» **Problem statement**:
Each entry below should be echoed exactly, with pictures omitted.

┌─ Records provided

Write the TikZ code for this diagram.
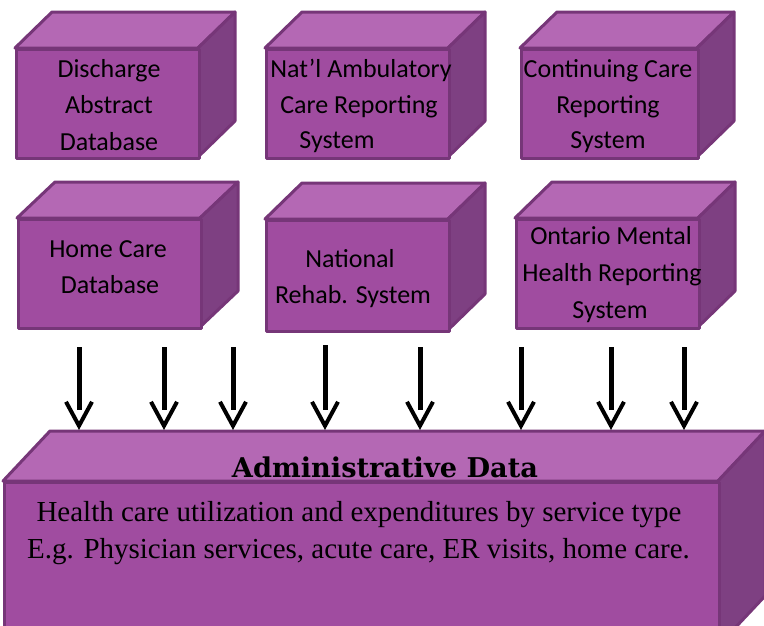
\documentclass[tikz,border=0pt]{standalone}
\usepackage{fontspec}
\setmainfont{Liberation Serif}
\newfontfamily\titlefont{DejaVu Serif}
\newfontfamily\calib{Carlito}
\usetikzlibrary{arrows.meta}
\definecolor{cfront}{RGB}{160,76,160}
\definecolor{ctop}{RGB}{180,104,180}
\definecolor{cside}{RGB}{126,64,130}
\definecolor{cedge}{RGB}{118,54,120}
\tikzset{
  face/.style={draw=cedge, line width=3pt, line join=round},
  frontface/.style={face, fill=cfront, rectangle, inner sep=0pt, anchor=north west},
  boxtxt/.style={font=\calib\fontsize{26}{30}\selectfont, anchor=base, inner sep=0pt},
  bodytxt/.style={font=\fontsize{29}{33}\selectfont, anchor=base, inner sep=0pt},
  titletxt/.style={font=\titlefont\bfseries\fontsize{27.2}{32}\selectfont, anchor=base, inner sep=0pt},
  flow/.style={line width=5pt, -{Straight Barb[length=24pt,width=26pt,line width=4pt]}}
}
% #1 name, #2 x, #3 y (front top-left), #4 width, #5 height, #6 dx, #7 dy
\newcommand\cuboid[7]{%
  \filldraw[face, fill=ctop] (#2,#3) -- ++(#6,-#7) -- ++(#4,0) -- ++(-#6,#7) -- cycle;
  \filldraw[face, fill=cside] (#2+#4,#3) -- ++(#6,-#7) -- ++(0,#5) -- ++(-#6,#7) -- cycle;
  \node[frontface, minimum width=#4pt, minimum height=#5pt] (#1) at (#2,#3) {};
}
\begin{document}
\begin{tikzpicture}[x=1pt,y=-1pt]
\useasboundingbox (0,0) rectangle (764,625);
\clip (0,0) rectangle (764,625);
% top row
\cuboid{dad}{15}{48}{183}{109}{37}{36}
\cuboid{nacrs}{265}{48}{183}{109}{37}{36}
\cuboid{ccrs}{520}{48}{177}{109}{37}{36}
% second row
\cuboid{hcd}{17}{218}{183}{109}{38}{36}
\cuboid{nrs}{265}{219}{183}{111}{37}{36}
\cuboid{omhrs}{515}{218}{183}{109}{37}{36}
% bottom box
\cuboid{adm}{3}{481}{715}{165}{47}{50}
% texts
\node[boxtxt] (t1a) at (109,77) {Discharge};
\node[boxtxt] (t1b) at (109,113) {Abstract};
\node[boxtxt] (t1c) at (109,150) {Database};
\node[boxtxt] (t2a) at (361,77) {Nat’l Ambulatory};
\node[boxtxt] (t2b) at (359,113) {Care Reporting};
\node[boxtxt] (t2c) at (337,148) {System};
\node[boxtxt] (t3a) at (608,77) {Continuing Care};
\node[boxtxt] (t3b) at (608,113) {Reporting};
\node[boxtxt] (t3c) at (608,148) {System};
\node[boxtxt] (t4a) at (108,257) {Home Care};
\node[boxtxt] (t4b) at (110,293) {Database};
\node[boxtxt] (t5a) at (350,267) {National};
\node[boxtxt] (t5b) at (353,303) {Rehab. System};
\node[boxtxt] (t6a) at (611,244) {Ontario Mental};
\node[boxtxt] (t6b) at (612,281) {Health Reporting};
\node[boxtxt] (t6c) at (610,318) {System};
\node[titletxt] (ttl) at (385,477) {Administrative Data};
\node[bodytxt] (l1) at (359,521) {Health care utilization and expenditures by service type};
\node[bodytxt] (l2) at (358.5,558) {E.g. Physician services, acute care, ER visits, home care.};
% arrows
\coordinate (admtop) at (0,430);
\foreach \n/\x/\y in {1/79/347,2/164/347,3/233/347,4/325/345,5/420/347,6/521/347,7/611/347,8/684/347}{
  \coordinate (s\n) at (\x,\y);
  \pgfmathsetmacro\on{410-\y}
  \draw[flow, dash pattern=on \on pt off 60pt] (s\n) -- (s\n |- admtop);
}
\end{tikzpicture}
\end{document}
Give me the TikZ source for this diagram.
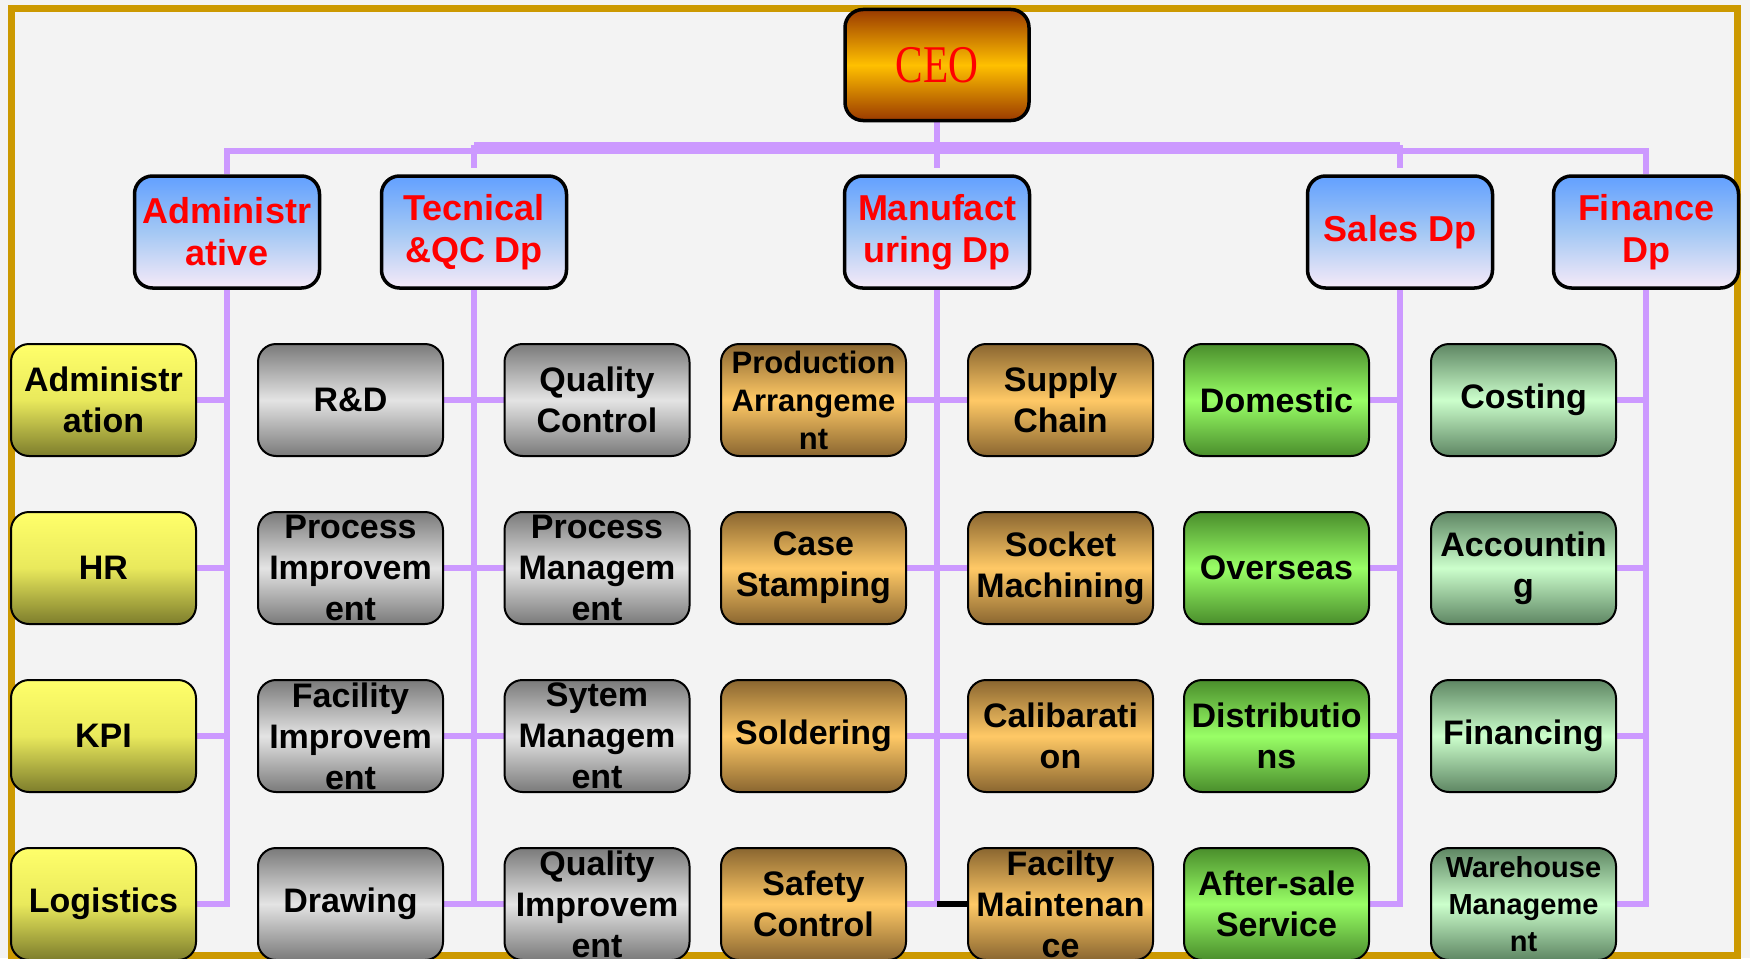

└─

» **Response**:
Write the TikZ code for this diagram.
\documentclass[tikz,border=0pt]{standalone}
\usepackage{fontspec}
\setmainfont{Liberation Serif}
\newfontfamily\titlefont{DejaVu Serif}
\newfontfamily\calib{Carlito}
\usetikzlibrary{arrows.meta}
\definecolor{cfront}{RGB}{160,76,160}
\definecolor{ctop}{RGB}{180,104,180}
\definecolor{cside}{RGB}{126,64,130}
\definecolor{cedge}{RGB}{118,54,120}
\tikzset{
  face/.style={draw=cedge, line width=3pt, line join=round},
  frontface/.style={face, fill=cfront, rectangle, inner sep=0pt, anchor=north west},
  boxtxt/.style={font=\calib\fontsize{26}{30}\selectfont, anchor=base, inner sep=0pt},
  bodytxt/.style={font=\fontsize{29}{33}\selectfont, anchor=base, inner sep=0pt},
  titletxt/.style={font=\titlefont\bfseries\fontsize{27.2}{32}\selectfont, anchor=base, inner sep=0pt},
  flow/.style={line width=5pt, -{Straight Barb[length=24pt,width=26pt,line width=4pt]}}
}
% #1 name, #2 x, #3 y (front top-left), #4 width, #5 height, #6 dx, #7 dy
\newcommand\cuboid[7]{%
  \filldraw[face, fill=ctop] (#2,#3) -- ++(#6,-#7) -- ++(#4,0) -- ++(-#6,#7) -- cycle;
  \filldraw[face, fill=cside] (#2+#4,#3) -- ++(#6,-#7) -- ++(0,#5) -- ++(-#6,#7) -- cycle;
  \node[frontface, minimum width=#4pt, minimum height=#5pt] (#1) at (#2,#3) {};
}
\begin{document}
\begin{tikzpicture}[x=1pt,y=-1pt]
\useasboundingbox (0,0) rectangle (764,625);
\clip (0,0) rectangle (764,625);
% top row
\cuboid{dad}{15}{48}{183}{109}{37}{36}
\cuboid{nacrs}{265}{48}{183}{109}{37}{36}
\cuboid{ccrs}{520}{48}{177}{109}{37}{36}
% second row
\cuboid{hcd}{17}{218}{183}{109}{38}{36}
\cuboid{nrs}{265}{219}{183}{111}{37}{36}
\cuboid{omhrs}{515}{218}{183}{109}{37}{36}
% bottom box
\cuboid{adm}{3}{481}{715}{165}{47}{50}
% texts
\node[boxtxt] (t1a) at (109,77) {Discharge};
\node[boxtxt] (t1b) at (109,113) {Abstract};
\node[boxtxt] (t1c) at (109,150) {Database};
\node[boxtxt] (t2a) at (361,77) {Nat’l Ambulatory};
\node[boxtxt] (t2b) at (359,113) {Care Reporting};
\node[boxtxt] (t2c) at (337,148) {System};
\node[boxtxt] (t3a) at (608,77) {Continuing Care};
\node[boxtxt] (t3b) at (608,113) {Reporting};
\node[boxtxt] (t3c) at (608,148) {System};
\node[boxtxt] (t4a) at (108,257) {Home Care};
\node[boxtxt] (t4b) at (110,293) {Database};
\node[boxtxt] (t5a) at (350,267) {National};
\node[boxtxt] (t5b) at (353,303) {Rehab. System};
\node[boxtxt] (t6a) at (611,244) {Ontario Mental};
\node[boxtxt] (t6b) at (612,281) {Health Reporting};
\node[boxtxt] (t6c) at (610,318) {System};
\node[titletxt] (ttl) at (385,477) {Administrative Data};
\node[bodytxt] (l1) at (359,521) {Health care utilization and expenditures by service type};
\node[bodytxt] (l2) at (358.5,558) {E.g. Physician services, acute care, ER visits, home care.};
% arrows
\coordinate (admtop) at (0,430);
\foreach \n/\x/\y in {1/79/347,2/164/347,3/233/347,4/325/345,5/420/347,6/521/347,7/611/347,8/684/347}{
  \coordinate (s\n) at (\x,\y);
  \pgfmathsetmacro\on{410-\y}
  \draw[flow, dash pattern=on \on pt off 60pt] (s\n) -- (s\n |- admtop);
}
\end{tikzpicture}
\end{document}
Give me the TikZ source for this diagram.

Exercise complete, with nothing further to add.